▶ **SUPPLIED MATERIAL**
╔══

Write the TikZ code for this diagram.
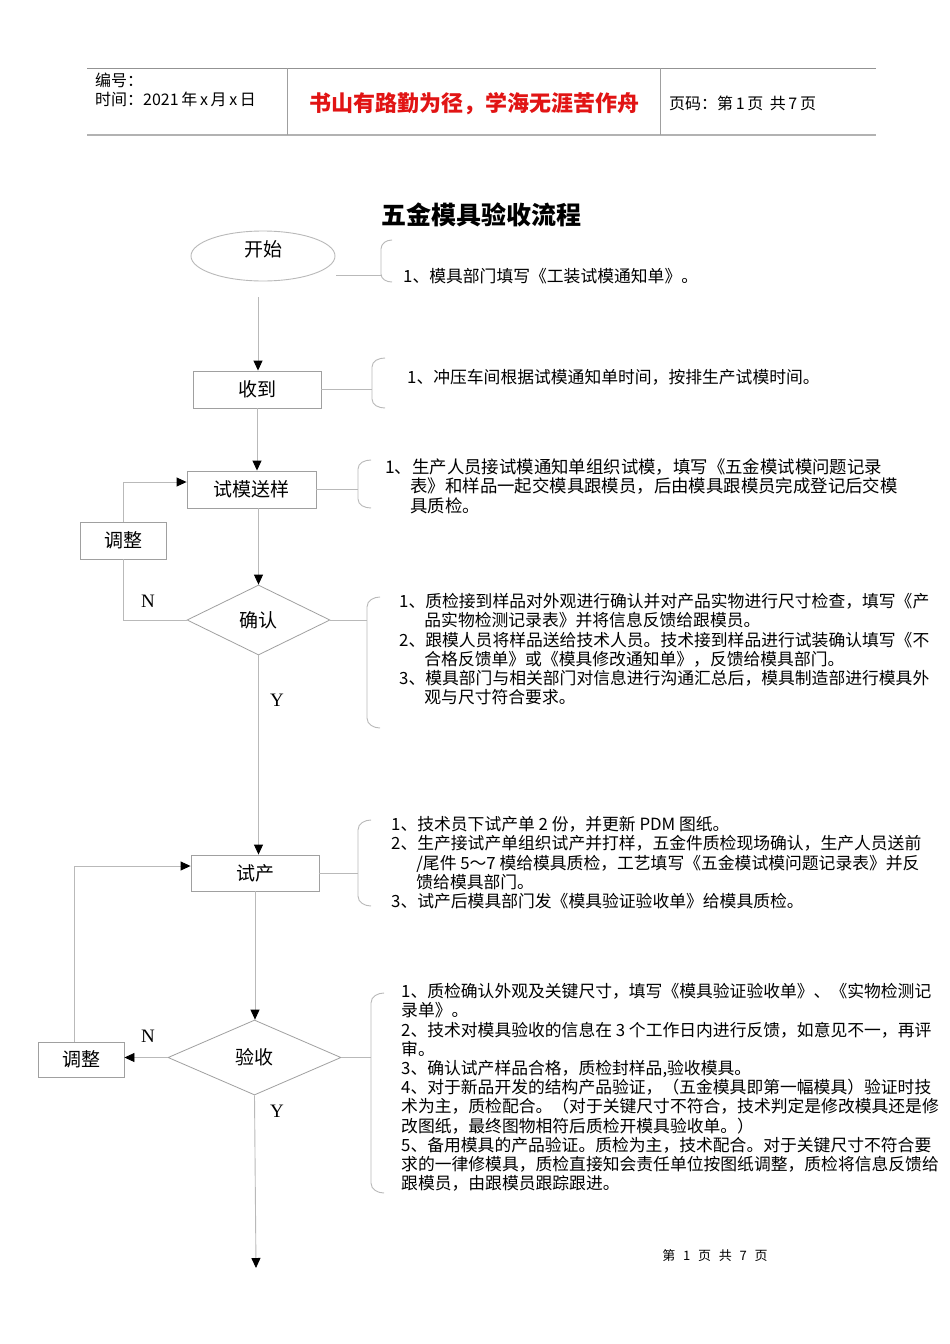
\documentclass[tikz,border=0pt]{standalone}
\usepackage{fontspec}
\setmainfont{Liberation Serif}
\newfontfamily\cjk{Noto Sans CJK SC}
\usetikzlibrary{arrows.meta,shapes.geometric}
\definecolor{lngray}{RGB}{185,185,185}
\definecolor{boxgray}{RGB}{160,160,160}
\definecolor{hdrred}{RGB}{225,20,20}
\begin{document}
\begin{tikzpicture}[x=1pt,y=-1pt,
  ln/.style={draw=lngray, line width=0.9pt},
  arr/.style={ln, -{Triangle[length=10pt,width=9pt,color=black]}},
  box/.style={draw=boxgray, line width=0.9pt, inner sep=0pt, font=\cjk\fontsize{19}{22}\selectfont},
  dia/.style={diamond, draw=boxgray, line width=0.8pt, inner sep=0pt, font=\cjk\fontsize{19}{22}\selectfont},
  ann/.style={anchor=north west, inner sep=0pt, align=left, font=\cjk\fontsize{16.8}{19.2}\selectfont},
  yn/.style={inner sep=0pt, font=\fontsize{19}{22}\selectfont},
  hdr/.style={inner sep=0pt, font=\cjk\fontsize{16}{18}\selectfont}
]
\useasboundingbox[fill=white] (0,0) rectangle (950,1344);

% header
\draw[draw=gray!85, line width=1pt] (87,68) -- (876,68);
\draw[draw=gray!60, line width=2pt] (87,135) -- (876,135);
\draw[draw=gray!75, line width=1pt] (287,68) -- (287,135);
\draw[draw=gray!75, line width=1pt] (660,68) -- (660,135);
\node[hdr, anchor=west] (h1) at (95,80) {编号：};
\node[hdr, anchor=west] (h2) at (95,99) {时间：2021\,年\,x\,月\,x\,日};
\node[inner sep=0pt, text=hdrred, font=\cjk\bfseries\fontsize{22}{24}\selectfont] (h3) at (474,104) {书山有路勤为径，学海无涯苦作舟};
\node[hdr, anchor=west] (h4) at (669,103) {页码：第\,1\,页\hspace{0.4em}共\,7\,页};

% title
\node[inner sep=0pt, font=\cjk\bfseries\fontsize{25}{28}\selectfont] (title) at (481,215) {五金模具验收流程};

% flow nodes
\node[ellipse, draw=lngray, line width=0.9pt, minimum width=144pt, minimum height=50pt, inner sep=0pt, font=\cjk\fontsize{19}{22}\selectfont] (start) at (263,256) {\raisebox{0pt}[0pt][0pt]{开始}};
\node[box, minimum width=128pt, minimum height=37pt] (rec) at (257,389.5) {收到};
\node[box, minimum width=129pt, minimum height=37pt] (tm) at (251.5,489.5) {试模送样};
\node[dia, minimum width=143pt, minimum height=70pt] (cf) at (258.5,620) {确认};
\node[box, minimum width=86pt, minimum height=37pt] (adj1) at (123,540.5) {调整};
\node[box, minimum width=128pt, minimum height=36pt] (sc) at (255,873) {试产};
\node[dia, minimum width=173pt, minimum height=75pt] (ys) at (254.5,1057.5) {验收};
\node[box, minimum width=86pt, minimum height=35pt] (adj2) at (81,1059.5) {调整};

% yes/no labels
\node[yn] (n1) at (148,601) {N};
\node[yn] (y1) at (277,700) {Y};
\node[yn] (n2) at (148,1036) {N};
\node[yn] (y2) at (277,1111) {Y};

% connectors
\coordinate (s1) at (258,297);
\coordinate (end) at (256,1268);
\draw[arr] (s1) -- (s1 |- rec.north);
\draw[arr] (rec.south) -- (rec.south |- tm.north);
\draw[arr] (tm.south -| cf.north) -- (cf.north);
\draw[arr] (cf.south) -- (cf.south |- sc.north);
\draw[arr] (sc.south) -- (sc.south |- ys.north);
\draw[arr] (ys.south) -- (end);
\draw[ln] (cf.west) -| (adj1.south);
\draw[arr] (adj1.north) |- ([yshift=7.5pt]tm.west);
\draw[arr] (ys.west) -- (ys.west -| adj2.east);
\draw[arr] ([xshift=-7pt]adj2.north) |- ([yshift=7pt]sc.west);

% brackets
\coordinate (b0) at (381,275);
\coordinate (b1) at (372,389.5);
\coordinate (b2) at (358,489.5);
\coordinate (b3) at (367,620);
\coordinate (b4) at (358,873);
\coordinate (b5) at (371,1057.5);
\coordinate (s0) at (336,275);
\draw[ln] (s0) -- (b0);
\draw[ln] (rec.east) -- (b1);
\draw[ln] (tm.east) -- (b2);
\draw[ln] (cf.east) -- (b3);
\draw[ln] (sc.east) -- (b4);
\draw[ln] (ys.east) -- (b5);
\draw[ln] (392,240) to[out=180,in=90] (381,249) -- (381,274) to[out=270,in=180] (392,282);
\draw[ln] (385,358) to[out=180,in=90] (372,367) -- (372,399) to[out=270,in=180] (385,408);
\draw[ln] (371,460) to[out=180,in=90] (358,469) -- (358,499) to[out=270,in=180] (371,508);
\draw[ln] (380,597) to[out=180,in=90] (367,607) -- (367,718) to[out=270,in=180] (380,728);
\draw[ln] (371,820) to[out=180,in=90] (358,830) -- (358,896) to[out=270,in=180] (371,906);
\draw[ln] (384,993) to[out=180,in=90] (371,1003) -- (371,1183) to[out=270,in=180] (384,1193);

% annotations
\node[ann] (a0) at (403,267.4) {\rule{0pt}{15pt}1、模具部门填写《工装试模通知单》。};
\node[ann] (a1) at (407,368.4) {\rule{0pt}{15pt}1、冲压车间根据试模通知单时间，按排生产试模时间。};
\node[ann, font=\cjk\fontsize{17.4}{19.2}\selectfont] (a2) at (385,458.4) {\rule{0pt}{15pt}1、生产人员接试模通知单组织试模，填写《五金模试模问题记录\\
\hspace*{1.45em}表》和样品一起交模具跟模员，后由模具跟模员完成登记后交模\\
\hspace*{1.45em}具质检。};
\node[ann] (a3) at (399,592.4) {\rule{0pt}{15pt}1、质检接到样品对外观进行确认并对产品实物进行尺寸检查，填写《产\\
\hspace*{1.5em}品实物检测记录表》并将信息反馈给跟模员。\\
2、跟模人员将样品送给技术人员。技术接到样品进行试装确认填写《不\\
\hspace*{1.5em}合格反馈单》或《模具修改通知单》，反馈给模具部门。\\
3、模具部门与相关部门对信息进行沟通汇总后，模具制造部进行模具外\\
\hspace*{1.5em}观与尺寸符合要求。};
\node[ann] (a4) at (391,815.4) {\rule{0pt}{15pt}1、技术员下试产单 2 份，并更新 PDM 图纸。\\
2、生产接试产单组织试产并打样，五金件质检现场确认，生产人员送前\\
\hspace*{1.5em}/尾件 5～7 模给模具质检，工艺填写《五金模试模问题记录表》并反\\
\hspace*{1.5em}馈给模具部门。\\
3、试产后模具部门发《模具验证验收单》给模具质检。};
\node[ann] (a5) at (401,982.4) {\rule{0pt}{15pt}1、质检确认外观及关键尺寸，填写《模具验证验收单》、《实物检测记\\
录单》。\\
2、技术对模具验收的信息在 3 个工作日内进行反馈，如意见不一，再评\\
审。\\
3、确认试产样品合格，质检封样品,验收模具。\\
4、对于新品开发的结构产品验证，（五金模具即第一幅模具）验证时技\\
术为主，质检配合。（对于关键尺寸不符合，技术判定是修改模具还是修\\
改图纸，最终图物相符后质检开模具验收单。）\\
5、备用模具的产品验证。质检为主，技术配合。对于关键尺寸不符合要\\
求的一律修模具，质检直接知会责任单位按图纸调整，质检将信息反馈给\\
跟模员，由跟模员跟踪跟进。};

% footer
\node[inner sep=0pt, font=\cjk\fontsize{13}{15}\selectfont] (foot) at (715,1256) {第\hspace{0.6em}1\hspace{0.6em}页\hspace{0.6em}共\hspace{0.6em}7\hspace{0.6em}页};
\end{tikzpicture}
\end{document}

╚══

▶ **EXERCISE REQUIREMENTS**
Skip the pictures, then retype every line above exactly.

▶ **REPLY**
Write the TikZ code for this diagram.
\documentclass[tikz,border=0pt]{standalone}
\usepackage{fontspec}
\setmainfont{Liberation Serif}
\newfontfamily\cjk{Noto Sans CJK SC}
\usetikzlibrary{arrows.meta,shapes.geometric}
\definecolor{lngray}{RGB}{185,185,185}
\definecolor{boxgray}{RGB}{160,160,160}
\definecolor{hdrred}{RGB}{225,20,20}
\begin{document}
\begin{tikzpicture}[x=1pt,y=-1pt,
  ln/.style={draw=lngray, line width=0.9pt},
  arr/.style={ln, -{Triangle[length=10pt,width=9pt,color=black]}},
  box/.style={draw=boxgray, line width=0.9pt, inner sep=0pt, font=\cjk\fontsize{19}{22}\selectfont},
  dia/.style={diamond, draw=boxgray, line width=0.8pt, inner sep=0pt, font=\cjk\fontsize{19}{22}\selectfont},
  ann/.style={anchor=north west, inner sep=0pt, align=left, font=\cjk\fontsize{16.8}{19.2}\selectfont},
  yn/.style={inner sep=0pt, font=\fontsize{19}{22}\selectfont},
  hdr/.style={inner sep=0pt, font=\cjk\fontsize{16}{18}\selectfont}
]
\useasboundingbox[fill=white] (0,0) rectangle (950,1344);

% header
\draw[draw=gray!85, line width=1pt] (87,68) -- (876,68);
\draw[draw=gray!60, line width=2pt] (87,135) -- (876,135);
\draw[draw=gray!75, line width=1pt] (287,68) -- (287,135);
\draw[draw=gray!75, line width=1pt] (660,68) -- (660,135);
\node[hdr, anchor=west] (h1) at (95,80) {编号：};
\node[hdr, anchor=west] (h2) at (95,99) {时间：2021\,年\,x\,月\,x\,日};
\node[inner sep=0pt, text=hdrred, font=\cjk\bfseries\fontsize{22}{24}\selectfont] (h3) at (474,104) {书山有路勤为径，学海无涯苦作舟};
\node[hdr, anchor=west] (h4) at (669,103) {页码：第\,1\,页\hspace{0.4em}共\,7\,页};

% title
\node[inner sep=0pt, font=\cjk\bfseries\fontsize{25}{28}\selectfont] (title) at (481,215) {五金模具验收流程};

% flow nodes
\node[ellipse, draw=lngray, line width=0.9pt, minimum width=144pt, minimum height=50pt, inner sep=0pt, font=\cjk\fontsize{19}{22}\selectfont] (start) at (263,256) {\raisebox{0pt}[0pt][0pt]{开始}};
\node[box, minimum width=128pt, minimum height=37pt] (rec) at (257,389.5) {收到};
\node[box, minimum width=129pt, minimum height=37pt] (tm) at (251.5,489.5) {试模送样};
\node[dia, minimum width=143pt, minimum height=70pt] (cf) at (258.5,620) {确认};
\node[box, minimum width=86pt, minimum height=37pt] (adj1) at (123,540.5) {调整};
\node[box, minimum width=128pt, minimum height=36pt] (sc) at (255,873) {试产};
\node[dia, minimum width=173pt, minimum height=75pt] (ys) at (254.5,1057.5) {验收};
\node[box, minimum width=86pt, minimum height=35pt] (adj2) at (81,1059.5) {调整};

% yes/no labels
\node[yn] (n1) at (148,601) {N};
\node[yn] (y1) at (277,700) {Y};
\node[yn] (n2) at (148,1036) {N};
\node[yn] (y2) at (277,1111) {Y};

% connectors
\coordinate (s1) at (258,297);
\coordinate (end) at (256,1268);
\draw[arr] (s1) -- (s1 |- rec.north);
\draw[arr] (rec.south) -- (rec.south |- tm.north);
\draw[arr] (tm.south -| cf.north) -- (cf.north);
\draw[arr] (cf.south) -- (cf.south |- sc.north);
\draw[arr] (sc.south) -- (sc.south |- ys.north);
\draw[arr] (ys.south) -- (end);
\draw[ln] (cf.west) -| (adj1.south);
\draw[arr] (adj1.north) |- ([yshift=7.5pt]tm.west);
\draw[arr] (ys.west) -- (ys.west -| adj2.east);
\draw[arr] ([xshift=-7pt]adj2.north) |- ([yshift=7pt]sc.west);

% brackets
\coordinate (b0) at (381,275);
\coordinate (b1) at (372,389.5);
\coordinate (b2) at (358,489.5);
\coordinate (b3) at (367,620);
\coordinate (b4) at (358,873);
\coordinate (b5) at (371,1057.5);
\coordinate (s0) at (336,275);
\draw[ln] (s0) -- (b0);
\draw[ln] (rec.east) -- (b1);
\draw[ln] (tm.east) -- (b2);
\draw[ln] (cf.east) -- (b3);
\draw[ln] (sc.east) -- (b4);
\draw[ln] (ys.east) -- (b5);
\draw[ln] (392,240) to[out=180,in=90] (381,249) -- (381,274) to[out=270,in=180] (392,282);
\draw[ln] (385,358) to[out=180,in=90] (372,367) -- (372,399) to[out=270,in=180] (385,408);
\draw[ln] (371,460) to[out=180,in=90] (358,469) -- (358,499) to[out=270,in=180] (371,508);
\draw[ln] (380,597) to[out=180,in=90] (367,607) -- (367,718) to[out=270,in=180] (380,728);
\draw[ln] (371,820) to[out=180,in=90] (358,830) -- (358,896) to[out=270,in=180] (371,906);
\draw[ln] (384,993) to[out=180,in=90] (371,1003) -- (371,1183) to[out=270,in=180] (384,1193);

% annotations
\node[ann] (a0) at (403,267.4) {\rule{0pt}{15pt}1、模具部门填写《工装试模通知单》。};
\node[ann] (a1) at (407,368.4) {\rule{0pt}{15pt}1、冲压车间根据试模通知单时间，按排生产试模时间。};
\node[ann, font=\cjk\fontsize{17.4}{19.2}\selectfont] (a2) at (385,458.4) {\rule{0pt}{15pt}1、生产人员接试模通知单组织试模，填写《五金模试模问题记录\\
\hspace*{1.45em}表》和样品一起交模具跟模员，后由模具跟模员完成登记后交模\\
\hspace*{1.45em}具质检。};
\node[ann] (a3) at (399,592.4) {\rule{0pt}{15pt}1、质检接到样品对外观进行确认并对产品实物进行尺寸检查，填写《产\\
\hspace*{1.5em}品实物检测记录表》并将信息反馈给跟模员。\\
2、跟模人员将样品送给技术人员。技术接到样品进行试装确认填写《不\\
\hspace*{1.5em}合格反馈单》或《模具修改通知单》，反馈给模具部门。\\
3、模具部门与相关部门对信息进行沟通汇总后，模具制造部进行模具外\\
\hspace*{1.5em}观与尺寸符合要求。};
\node[ann] (a4) at (391,815.4) {\rule{0pt}{15pt}1、技术员下试产单 2 份，并更新 PDM 图纸。\\
2、生产接试产单组织试产并打样，五金件质检现场确认，生产人员送前\\
\hspace*{1.5em}/尾件 5～7 模给模具质检，工艺填写《五金模试模问题记录表》并反\\
\hspace*{1.5em}馈给模具部门。\\
3、试产后模具部门发《模具验证验收单》给模具质检。};
\node[ann] (a5) at (401,982.4) {\rule{0pt}{15pt}1、质检确认外观及关键尺寸，填写《模具验证验收单》、《实物检测记\\
录单》。\\
2、技术对模具验收的信息在 3 个工作日内进行反馈，如意见不一，再评\\
审。\\
3、确认试产样品合格，质检封样品,验收模具。\\
4、对于新品开发的结构产品验证，（五金模具即第一幅模具）验证时技\\
术为主，质检配合。（对于关键尺寸不符合，技术判定是修改模具还是修\\
改图纸，最终图物相符后质检开模具验收单。）\\
5、备用模具的产品验证。质检为主，技术配合。对于关键尺寸不符合要\\
求的一律修模具，质检直接知会责任单位按图纸调整，质检将信息反馈给\\
跟模员，由跟模员跟踪跟进。};

% footer
\node[inner sep=0pt, font=\cjk\fontsize{13}{15}\selectfont] (foot) at (715,1256) {第\hspace{0.6em}1\hspace{0.6em}页\hspace{0.6em}共\hspace{0.6em}7\hspace{0.6em}页};
\end{tikzpicture}
\end{document}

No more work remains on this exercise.